Look especially hard at what is happening in the IT jobs sector because it is being replicated in other white collar and high skill blue collar job sectors. False claims of "labor shortages" accompanied by slanderous assertions that American workers are either ill-prepared or lazy and slovenly (as Eileen Chou said in a Parade Magazine interview only a few months ago).

When all is done, the U.S. will not only lose millions of factory jobs offshore but millions of white collar jobs beyond the information technology jobs through  "BPO" or Business Process Outsourcing.

Of the the jobs that remain in the U.S., the U.S. Labor Department cannot or will not tell us how many of these jobs are actually being filled by Americans. There is a relentless effort underway to substitute foreign low wage "guest workers" under visas such as the "H-1b" or "L-1" for "expensive" middle class American workers. American politicians are not making any effort to change the reporting requirements of the BLS; they are overwhelmingly content to allow this present situation to remain unreported and unexamined.

With every attempt at "immigration reform" measures, it's interesting to note that business lobbyists have been very adept at inserting language into the bills permitting ever larger numbers of mainly "white collar" skilled labor categories into the U.S. 
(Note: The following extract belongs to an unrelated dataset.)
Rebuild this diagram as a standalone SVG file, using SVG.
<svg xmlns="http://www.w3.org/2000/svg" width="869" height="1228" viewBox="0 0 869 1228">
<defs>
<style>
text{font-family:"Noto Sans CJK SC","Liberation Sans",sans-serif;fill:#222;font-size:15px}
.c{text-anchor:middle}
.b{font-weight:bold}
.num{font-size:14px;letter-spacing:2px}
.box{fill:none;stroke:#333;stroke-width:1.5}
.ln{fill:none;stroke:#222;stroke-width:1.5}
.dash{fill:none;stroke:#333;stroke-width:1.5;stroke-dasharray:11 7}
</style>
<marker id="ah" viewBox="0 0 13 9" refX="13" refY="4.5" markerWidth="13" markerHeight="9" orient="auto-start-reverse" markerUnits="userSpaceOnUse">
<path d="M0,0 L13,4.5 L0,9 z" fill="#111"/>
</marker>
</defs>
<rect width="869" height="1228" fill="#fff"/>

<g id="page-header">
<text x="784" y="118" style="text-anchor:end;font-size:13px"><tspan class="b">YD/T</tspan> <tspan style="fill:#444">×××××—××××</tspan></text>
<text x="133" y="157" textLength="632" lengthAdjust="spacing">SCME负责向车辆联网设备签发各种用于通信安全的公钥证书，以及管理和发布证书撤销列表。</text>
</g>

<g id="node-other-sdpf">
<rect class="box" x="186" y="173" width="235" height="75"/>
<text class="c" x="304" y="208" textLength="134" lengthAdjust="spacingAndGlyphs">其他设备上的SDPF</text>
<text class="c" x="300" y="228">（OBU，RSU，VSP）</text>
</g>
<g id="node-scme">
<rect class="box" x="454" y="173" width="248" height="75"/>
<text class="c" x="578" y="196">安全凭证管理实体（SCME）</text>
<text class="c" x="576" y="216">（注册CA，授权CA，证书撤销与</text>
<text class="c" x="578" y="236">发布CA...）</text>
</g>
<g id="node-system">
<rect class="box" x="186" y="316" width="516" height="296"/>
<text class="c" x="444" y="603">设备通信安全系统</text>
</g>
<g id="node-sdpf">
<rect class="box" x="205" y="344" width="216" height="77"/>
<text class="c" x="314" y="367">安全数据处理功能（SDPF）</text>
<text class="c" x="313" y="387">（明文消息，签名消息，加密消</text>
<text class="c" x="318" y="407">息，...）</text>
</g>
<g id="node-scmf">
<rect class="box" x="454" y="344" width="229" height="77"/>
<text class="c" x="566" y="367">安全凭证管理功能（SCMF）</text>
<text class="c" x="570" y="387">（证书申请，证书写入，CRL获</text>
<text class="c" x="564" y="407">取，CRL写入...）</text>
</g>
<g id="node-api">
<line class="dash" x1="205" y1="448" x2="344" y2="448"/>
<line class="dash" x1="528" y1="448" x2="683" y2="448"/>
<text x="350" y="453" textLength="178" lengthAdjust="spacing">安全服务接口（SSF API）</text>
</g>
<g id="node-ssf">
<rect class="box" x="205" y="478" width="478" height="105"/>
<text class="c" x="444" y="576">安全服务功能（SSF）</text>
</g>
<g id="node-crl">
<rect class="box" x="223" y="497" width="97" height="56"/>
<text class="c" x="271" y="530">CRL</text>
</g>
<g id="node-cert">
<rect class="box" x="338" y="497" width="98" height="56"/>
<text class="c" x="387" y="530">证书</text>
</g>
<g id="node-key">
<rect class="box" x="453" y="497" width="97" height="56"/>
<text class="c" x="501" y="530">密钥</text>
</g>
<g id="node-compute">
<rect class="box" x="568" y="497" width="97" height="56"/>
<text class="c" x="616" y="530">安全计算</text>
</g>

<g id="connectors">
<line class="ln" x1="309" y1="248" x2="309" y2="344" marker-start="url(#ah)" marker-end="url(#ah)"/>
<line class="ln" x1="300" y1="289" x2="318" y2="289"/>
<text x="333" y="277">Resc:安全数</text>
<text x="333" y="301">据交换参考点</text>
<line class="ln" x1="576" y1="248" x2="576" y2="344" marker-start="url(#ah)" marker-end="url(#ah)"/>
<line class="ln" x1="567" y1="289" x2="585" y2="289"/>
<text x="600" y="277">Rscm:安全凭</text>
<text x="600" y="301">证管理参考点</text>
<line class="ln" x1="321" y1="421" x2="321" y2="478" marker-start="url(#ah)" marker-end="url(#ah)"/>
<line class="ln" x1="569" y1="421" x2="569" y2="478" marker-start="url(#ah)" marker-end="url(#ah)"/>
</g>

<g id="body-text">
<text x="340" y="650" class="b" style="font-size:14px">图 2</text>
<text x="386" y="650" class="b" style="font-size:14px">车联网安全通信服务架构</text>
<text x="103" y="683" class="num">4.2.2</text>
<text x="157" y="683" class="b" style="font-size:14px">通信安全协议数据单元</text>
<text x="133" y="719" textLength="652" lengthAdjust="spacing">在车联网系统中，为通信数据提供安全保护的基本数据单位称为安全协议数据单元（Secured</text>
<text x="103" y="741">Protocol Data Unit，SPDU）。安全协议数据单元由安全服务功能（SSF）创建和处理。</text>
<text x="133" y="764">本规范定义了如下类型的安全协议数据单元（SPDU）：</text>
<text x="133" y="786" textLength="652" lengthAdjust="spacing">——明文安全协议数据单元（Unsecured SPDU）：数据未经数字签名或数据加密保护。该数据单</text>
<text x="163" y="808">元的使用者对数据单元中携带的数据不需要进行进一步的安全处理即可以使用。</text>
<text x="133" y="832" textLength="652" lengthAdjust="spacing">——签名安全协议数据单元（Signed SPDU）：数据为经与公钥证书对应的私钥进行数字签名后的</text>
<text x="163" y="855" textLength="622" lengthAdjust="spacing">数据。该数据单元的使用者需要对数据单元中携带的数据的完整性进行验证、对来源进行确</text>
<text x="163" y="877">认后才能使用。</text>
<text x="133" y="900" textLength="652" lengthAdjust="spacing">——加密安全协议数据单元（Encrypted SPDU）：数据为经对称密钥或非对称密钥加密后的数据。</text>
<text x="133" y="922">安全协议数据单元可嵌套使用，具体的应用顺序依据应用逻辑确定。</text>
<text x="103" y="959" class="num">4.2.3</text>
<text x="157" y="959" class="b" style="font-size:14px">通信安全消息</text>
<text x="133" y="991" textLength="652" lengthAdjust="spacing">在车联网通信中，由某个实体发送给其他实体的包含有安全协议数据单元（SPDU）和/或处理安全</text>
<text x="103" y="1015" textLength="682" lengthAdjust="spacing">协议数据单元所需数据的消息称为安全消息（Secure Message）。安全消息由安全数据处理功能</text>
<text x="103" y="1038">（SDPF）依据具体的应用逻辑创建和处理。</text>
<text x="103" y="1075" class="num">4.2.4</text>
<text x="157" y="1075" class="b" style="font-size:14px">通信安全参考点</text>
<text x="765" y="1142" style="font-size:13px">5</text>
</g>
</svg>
The insatiable desire of corporations to replace middle class American workers across the white collar job spectrum is now on full display -- you just have to know where to look...

Unfortunately, this election is likely to be filled with more nonsensical rhetoric from politicians about the need for "retraining" of former middle class workers, blue and white collar workers, who have lost their jobs to offshore outsourcing. The subject of "non-immigrant, business visa" guest workers will likely be ignored by the press and never mentioned by the politicians. And, adding insult to injury, Democratic politicians will differ from Republican politicians primarily on the subject of whether individuals or the government should pay,  for what is essentially a "band-aid" -- vairous "job retraining" for displaced middle class workers.